RECORDS FOR THE TASK:
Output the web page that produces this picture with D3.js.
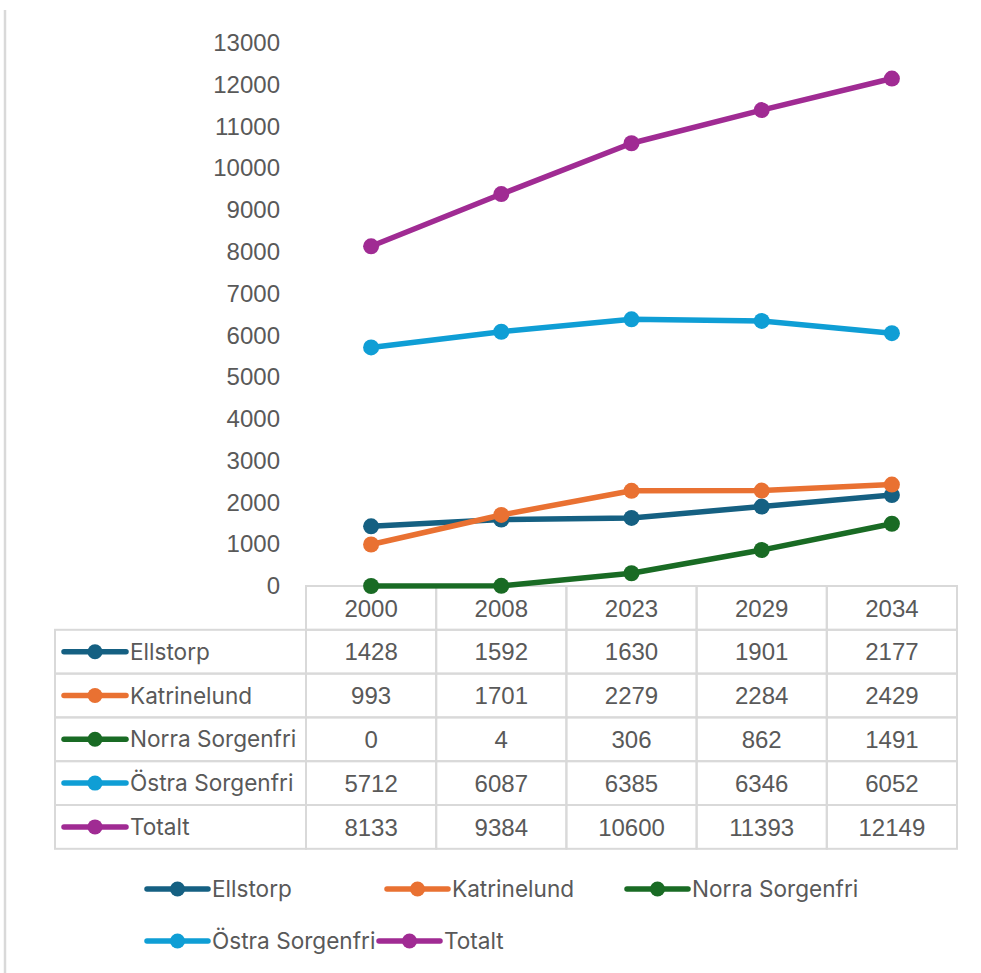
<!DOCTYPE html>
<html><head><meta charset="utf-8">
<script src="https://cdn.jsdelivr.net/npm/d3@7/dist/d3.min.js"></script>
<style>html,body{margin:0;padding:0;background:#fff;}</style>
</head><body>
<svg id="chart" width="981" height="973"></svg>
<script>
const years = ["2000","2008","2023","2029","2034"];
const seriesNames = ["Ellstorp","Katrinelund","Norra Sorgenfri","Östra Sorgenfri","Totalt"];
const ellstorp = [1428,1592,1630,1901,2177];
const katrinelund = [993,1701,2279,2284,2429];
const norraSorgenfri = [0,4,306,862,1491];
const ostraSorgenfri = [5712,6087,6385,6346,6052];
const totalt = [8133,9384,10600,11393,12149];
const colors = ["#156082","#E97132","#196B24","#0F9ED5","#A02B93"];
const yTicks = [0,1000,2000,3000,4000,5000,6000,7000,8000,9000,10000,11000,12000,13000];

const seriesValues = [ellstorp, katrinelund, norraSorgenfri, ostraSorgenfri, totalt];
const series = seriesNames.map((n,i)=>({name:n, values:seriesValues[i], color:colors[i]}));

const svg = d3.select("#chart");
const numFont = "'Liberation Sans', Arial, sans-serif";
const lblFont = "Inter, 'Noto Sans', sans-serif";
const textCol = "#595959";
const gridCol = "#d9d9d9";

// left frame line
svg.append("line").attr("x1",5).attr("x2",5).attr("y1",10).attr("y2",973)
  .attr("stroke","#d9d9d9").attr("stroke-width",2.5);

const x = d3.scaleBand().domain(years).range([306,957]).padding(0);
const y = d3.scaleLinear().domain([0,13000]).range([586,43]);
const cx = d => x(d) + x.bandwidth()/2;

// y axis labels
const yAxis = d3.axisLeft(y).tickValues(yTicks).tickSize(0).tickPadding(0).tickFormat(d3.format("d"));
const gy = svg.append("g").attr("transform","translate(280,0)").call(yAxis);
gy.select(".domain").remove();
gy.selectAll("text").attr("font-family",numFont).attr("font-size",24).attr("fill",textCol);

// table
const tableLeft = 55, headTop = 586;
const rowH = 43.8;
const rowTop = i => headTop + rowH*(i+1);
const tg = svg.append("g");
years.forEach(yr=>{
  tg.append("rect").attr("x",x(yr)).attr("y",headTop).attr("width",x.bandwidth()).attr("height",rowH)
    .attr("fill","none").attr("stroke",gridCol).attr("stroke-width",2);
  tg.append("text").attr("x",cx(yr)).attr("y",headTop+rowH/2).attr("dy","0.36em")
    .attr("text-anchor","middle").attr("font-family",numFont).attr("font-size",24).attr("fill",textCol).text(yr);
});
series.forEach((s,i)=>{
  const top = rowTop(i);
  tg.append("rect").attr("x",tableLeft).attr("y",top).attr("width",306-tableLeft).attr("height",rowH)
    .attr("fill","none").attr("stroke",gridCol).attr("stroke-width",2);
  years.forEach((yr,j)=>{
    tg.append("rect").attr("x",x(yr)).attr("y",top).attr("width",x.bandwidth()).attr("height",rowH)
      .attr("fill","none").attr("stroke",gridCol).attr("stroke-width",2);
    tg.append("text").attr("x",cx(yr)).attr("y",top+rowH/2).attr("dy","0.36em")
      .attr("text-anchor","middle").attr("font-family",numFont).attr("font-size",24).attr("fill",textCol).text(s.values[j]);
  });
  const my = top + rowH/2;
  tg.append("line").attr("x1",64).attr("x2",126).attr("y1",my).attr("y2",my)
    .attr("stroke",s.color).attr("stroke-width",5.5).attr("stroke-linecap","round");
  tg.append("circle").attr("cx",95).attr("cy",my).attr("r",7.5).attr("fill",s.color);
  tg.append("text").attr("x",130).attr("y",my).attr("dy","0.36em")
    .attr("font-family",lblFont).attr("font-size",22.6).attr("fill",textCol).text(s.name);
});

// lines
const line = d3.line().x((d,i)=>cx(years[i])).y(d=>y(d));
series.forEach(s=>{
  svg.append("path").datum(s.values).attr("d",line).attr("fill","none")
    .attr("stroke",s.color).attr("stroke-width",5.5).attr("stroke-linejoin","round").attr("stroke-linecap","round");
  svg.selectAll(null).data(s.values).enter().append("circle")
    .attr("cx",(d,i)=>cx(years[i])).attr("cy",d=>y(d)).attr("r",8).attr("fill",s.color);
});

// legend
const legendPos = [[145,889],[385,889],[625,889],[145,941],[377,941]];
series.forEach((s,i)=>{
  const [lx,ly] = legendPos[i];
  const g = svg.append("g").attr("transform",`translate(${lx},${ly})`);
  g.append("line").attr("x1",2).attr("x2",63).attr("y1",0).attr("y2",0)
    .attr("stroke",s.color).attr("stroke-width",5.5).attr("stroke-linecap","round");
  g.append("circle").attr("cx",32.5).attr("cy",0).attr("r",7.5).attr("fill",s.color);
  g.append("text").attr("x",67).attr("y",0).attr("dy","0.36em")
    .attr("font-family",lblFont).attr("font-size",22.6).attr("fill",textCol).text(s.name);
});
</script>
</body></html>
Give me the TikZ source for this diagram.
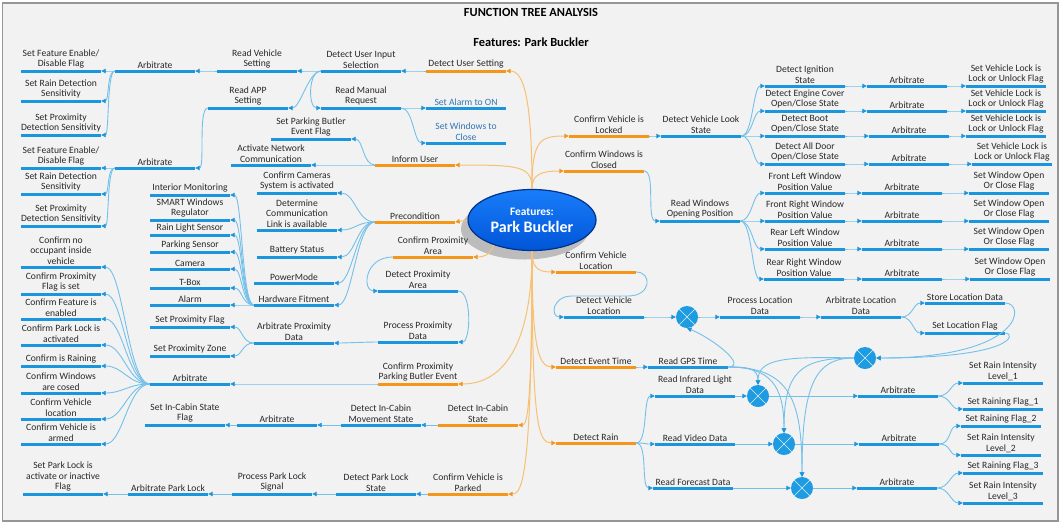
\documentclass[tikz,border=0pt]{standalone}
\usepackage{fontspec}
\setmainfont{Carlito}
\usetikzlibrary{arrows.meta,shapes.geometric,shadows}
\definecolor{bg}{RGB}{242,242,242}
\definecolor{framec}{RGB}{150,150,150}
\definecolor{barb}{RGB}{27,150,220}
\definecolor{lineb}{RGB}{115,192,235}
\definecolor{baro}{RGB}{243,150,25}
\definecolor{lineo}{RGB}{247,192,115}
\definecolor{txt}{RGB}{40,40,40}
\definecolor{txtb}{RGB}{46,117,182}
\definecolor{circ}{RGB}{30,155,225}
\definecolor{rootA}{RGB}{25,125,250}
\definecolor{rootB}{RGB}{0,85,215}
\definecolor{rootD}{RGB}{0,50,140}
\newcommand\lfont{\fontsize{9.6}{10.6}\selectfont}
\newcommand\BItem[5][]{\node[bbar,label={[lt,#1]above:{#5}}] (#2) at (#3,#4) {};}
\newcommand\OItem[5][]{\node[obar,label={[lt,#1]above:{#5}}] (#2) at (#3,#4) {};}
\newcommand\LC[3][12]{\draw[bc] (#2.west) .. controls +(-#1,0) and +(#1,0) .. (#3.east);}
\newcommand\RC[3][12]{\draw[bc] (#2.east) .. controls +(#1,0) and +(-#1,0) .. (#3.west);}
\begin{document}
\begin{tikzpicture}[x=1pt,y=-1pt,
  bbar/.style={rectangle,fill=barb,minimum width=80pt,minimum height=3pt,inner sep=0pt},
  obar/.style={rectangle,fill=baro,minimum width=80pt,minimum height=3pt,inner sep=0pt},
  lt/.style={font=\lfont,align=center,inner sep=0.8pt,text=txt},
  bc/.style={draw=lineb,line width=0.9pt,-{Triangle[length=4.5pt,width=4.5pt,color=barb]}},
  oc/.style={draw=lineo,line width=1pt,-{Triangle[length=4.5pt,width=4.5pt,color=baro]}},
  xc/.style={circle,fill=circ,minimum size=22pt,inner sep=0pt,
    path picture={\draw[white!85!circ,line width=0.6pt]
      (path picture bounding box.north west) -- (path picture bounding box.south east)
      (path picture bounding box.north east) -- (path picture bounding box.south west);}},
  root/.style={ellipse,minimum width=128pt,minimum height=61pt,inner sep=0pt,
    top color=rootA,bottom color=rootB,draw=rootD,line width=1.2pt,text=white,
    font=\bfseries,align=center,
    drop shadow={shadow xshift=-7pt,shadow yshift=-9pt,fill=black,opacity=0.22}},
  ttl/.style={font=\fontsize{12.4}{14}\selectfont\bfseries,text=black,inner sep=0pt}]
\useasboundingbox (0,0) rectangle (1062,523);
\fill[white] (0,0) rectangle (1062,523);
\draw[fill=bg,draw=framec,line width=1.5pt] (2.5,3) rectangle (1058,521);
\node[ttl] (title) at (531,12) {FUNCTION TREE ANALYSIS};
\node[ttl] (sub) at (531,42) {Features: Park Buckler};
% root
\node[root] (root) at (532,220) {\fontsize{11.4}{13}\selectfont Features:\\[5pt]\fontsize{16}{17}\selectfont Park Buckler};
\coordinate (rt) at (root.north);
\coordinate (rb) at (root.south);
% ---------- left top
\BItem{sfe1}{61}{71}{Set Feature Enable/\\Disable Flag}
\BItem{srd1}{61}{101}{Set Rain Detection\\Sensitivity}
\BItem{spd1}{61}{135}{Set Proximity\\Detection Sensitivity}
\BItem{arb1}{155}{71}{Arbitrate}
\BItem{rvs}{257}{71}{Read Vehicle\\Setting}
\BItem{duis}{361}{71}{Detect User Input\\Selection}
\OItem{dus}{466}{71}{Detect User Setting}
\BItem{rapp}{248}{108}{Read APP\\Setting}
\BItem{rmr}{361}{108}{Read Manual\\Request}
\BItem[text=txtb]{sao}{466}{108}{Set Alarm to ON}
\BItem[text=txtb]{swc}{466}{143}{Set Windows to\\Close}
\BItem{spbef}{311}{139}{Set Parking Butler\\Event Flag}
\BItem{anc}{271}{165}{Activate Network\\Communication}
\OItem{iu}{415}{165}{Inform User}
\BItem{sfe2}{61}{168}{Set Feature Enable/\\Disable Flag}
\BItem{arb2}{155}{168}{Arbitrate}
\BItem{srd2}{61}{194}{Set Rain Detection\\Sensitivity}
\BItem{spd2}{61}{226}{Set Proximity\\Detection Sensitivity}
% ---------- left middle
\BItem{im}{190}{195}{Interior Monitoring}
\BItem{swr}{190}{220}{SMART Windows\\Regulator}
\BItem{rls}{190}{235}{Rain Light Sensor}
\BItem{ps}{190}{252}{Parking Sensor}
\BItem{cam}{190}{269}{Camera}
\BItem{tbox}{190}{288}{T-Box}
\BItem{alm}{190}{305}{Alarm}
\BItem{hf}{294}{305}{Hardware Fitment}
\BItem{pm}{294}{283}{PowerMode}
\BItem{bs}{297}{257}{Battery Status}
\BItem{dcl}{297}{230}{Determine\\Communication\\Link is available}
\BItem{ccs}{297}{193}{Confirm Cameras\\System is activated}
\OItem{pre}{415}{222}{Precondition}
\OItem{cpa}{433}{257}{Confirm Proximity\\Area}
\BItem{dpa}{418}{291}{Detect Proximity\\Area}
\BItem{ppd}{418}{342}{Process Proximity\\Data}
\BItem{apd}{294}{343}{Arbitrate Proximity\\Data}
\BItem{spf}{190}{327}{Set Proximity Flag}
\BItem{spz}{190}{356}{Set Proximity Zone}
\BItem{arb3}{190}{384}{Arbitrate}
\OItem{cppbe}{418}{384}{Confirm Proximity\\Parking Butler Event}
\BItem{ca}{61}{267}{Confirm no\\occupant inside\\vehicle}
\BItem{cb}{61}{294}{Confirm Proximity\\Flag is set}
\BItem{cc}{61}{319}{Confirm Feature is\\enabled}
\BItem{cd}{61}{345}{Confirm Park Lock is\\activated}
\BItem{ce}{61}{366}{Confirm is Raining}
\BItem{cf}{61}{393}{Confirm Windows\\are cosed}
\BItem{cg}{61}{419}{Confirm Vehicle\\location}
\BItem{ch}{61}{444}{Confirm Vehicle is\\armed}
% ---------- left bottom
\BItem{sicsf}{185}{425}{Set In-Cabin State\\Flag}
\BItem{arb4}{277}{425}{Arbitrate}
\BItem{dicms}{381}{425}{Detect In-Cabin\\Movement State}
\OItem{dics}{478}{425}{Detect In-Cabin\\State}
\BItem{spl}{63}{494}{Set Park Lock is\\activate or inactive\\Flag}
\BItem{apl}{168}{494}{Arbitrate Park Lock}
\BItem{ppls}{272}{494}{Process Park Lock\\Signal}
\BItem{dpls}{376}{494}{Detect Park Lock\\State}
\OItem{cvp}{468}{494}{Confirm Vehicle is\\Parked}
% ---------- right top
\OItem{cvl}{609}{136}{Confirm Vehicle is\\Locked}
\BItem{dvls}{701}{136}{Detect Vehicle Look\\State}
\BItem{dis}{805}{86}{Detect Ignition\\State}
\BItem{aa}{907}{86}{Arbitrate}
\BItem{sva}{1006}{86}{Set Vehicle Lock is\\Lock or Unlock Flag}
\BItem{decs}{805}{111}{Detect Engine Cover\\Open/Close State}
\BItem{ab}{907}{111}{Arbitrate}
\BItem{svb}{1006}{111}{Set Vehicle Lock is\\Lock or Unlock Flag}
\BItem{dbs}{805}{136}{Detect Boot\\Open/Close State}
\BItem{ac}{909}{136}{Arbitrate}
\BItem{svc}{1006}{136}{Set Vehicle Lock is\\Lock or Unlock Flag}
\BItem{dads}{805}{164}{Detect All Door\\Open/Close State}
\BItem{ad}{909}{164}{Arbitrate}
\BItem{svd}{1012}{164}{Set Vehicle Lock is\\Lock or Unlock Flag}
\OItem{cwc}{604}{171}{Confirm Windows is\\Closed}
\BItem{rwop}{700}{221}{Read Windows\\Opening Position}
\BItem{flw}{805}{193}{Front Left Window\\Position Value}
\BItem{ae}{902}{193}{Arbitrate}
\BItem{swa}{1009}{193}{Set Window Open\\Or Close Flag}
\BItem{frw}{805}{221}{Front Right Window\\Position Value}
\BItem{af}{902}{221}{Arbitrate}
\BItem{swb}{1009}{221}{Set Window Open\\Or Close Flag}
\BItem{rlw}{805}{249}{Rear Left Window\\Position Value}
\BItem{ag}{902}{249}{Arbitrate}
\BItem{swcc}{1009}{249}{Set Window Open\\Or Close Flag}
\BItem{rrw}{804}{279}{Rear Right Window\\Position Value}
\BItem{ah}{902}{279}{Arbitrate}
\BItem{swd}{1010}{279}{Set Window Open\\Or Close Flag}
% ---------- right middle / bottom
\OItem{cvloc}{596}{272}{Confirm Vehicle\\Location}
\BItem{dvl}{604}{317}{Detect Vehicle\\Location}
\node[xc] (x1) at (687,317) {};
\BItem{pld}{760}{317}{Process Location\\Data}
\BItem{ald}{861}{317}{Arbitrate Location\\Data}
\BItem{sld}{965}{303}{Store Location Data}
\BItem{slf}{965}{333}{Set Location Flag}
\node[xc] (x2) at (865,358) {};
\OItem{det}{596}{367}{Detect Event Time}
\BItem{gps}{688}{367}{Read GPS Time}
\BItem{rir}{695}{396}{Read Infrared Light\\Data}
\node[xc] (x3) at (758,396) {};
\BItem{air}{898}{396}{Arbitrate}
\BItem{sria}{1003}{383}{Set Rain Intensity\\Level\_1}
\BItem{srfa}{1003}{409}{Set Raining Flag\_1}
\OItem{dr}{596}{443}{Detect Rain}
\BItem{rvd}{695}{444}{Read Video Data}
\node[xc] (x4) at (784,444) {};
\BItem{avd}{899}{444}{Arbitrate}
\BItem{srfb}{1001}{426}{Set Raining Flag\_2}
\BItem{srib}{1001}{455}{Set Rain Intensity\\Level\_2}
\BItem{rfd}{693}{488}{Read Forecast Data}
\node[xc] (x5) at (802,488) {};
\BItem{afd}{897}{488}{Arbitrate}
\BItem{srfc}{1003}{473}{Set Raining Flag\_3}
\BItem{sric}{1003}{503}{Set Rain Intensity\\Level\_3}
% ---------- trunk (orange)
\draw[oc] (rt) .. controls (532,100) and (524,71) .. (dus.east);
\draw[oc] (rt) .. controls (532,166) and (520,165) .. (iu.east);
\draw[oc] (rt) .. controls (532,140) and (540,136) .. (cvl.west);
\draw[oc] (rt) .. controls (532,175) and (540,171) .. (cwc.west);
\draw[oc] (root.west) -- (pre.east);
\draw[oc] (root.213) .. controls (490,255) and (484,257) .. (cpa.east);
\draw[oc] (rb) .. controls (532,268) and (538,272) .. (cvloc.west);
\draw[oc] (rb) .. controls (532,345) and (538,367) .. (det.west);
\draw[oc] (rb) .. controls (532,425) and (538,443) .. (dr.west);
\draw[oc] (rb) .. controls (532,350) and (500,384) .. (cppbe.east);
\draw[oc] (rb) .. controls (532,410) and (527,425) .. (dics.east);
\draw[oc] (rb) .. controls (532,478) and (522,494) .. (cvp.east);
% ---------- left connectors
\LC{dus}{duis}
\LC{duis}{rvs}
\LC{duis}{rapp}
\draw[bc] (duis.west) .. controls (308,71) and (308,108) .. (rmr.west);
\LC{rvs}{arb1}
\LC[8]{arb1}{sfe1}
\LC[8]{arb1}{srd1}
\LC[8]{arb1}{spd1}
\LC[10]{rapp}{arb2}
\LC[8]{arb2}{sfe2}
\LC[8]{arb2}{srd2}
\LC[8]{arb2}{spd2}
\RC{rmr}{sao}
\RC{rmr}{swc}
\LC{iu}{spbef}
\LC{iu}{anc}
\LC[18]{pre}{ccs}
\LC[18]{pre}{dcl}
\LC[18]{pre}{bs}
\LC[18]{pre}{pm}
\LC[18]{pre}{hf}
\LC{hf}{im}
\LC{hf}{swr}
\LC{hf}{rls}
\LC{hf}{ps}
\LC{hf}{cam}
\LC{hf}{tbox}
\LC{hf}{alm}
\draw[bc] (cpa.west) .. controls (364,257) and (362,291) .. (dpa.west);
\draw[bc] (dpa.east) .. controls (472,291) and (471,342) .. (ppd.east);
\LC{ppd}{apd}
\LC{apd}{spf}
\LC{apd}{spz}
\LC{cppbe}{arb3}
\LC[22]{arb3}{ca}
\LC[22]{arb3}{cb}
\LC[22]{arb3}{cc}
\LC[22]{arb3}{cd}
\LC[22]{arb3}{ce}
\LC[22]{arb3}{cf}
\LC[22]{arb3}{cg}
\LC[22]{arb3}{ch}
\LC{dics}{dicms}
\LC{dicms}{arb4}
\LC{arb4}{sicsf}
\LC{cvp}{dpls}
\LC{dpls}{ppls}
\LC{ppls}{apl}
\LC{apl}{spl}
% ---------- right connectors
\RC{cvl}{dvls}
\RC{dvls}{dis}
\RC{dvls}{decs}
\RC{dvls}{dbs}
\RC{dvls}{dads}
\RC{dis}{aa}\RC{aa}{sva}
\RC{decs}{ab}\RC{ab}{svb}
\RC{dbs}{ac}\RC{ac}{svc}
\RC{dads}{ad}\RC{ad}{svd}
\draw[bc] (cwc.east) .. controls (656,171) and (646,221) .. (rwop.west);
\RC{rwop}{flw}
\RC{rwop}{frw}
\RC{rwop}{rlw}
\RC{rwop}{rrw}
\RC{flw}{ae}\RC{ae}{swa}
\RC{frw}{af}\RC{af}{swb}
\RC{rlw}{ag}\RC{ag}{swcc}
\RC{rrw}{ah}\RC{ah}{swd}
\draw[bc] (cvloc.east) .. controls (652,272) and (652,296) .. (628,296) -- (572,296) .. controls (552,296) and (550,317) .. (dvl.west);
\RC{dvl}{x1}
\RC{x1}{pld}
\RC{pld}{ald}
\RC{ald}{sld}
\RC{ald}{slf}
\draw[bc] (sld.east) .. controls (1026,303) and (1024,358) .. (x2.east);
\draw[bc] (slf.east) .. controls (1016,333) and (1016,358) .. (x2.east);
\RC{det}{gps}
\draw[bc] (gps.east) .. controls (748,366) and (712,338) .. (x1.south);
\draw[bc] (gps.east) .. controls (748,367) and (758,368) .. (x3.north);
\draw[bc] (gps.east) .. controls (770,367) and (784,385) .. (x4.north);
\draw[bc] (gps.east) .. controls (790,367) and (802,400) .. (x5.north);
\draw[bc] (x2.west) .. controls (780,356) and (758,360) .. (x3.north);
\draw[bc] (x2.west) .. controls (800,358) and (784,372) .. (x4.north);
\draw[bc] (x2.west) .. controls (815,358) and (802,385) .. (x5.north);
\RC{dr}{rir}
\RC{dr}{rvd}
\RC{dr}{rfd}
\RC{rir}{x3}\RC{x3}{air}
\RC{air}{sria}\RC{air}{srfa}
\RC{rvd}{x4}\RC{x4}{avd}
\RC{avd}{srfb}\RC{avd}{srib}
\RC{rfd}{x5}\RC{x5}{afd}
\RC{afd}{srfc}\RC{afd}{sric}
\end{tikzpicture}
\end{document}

PROBLEM:
Filter the data, keeping only the lines that contain "this".

CORRECT ANSWER:
Output the web page that produces this picture with D3.js.
Give me the TikZ source for this diagram.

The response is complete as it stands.